Beberapa waktu kemudian, tersiar
kabar kalau Uwais al-Qorni telah pulang ke Rahmatullah.
Anehnya, pada saat dia akan
dimandikan tiba-tiba sudah banyak orang yang berebutan untuk memandikannya. Dan
ketika dibawa ke tempat pembaringan untuk dikafani, di sana sudah ada
orang-orang yang menunggu untuk mengkafaninya.
Demikian pula ketika orang pergi
hendak menggali kuburnya. Di sana ternyata sudah ada orang-orang yang menggali
kuburnya hingga selesai. Ketika usungan dibawa menuju ke pekuburan, luar biasa
banyaknya orang yang berebutan untuk mengusungnya.
Dan Syeikh Abdullah
bin Salamah menjelaskan, "ketika aku ikut mengurusi jenazahnya
hingga aku pulang dari mengantarkan jenazahnya, lalu aku bermaksud untuk
kembali ke tempat penguburannya guna memberi tanda pada kuburannya, akan tetapi
sudah tak terlihat ada bekas kuburannya. (Syeikh Abdullah bin Salamah adalah
orang yang pernah ikut berperang bersama Uwais al-Qorni pada masa pemerintahan
Umar bin Khattab)
Meninggalnya Uwais al-Qorni telah
menggemparkan masyarakat kota Yaman. Banyak terjadi hal-hal yang amat
mengherankan. Sedemikian banyaknya orang yang tak dikenal berdatangan untuk
mengurus jenazah dan pemakamannya, padahal Uwais adalah seorang fakir yang tak
dihiraukan orang.
Sejak ia dimandikan sampai ketika
jenazahnya hendak diturunkan ke dalam kubur, di situ selalu ada orang-orang yang
telah siap melaksanakannya terlebih dahulu. Penduduk kota Yaman tercengang.

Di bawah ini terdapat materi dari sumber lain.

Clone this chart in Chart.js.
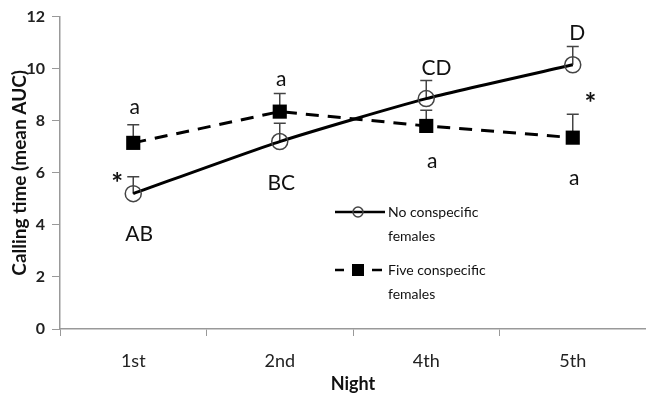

Mereka saling bertanya-tanya, "Siapakah sebenarnya engkau wahai Uwais
al-Qorni? Bukankah Uwais yang kita kenal, hanyalah seorang fakir yang tak
memiliki apa-apa, yang kerjanya hanyalah sebagai penggembala domba dan unta?
Tapi, ketika hari wafatmu, engkau telah menggemparkan penduduk Yaman dengan
hadirnya manusia-manusia asing yang tidak pernah kami kenal. Mereka datang
dalam jumlah sedemikian banyaknya. Agaknya mereka adalah para malaikat yang di
turunkan ke bumi, hanya untuk mengurus jenazah dan pemakamannya. Baru saat
itulah penduduk Yaman mengetahuinya siapa "Uwais al-Qorni" ternyata
ia tak terkenal di bumi tapi terkenal di langit.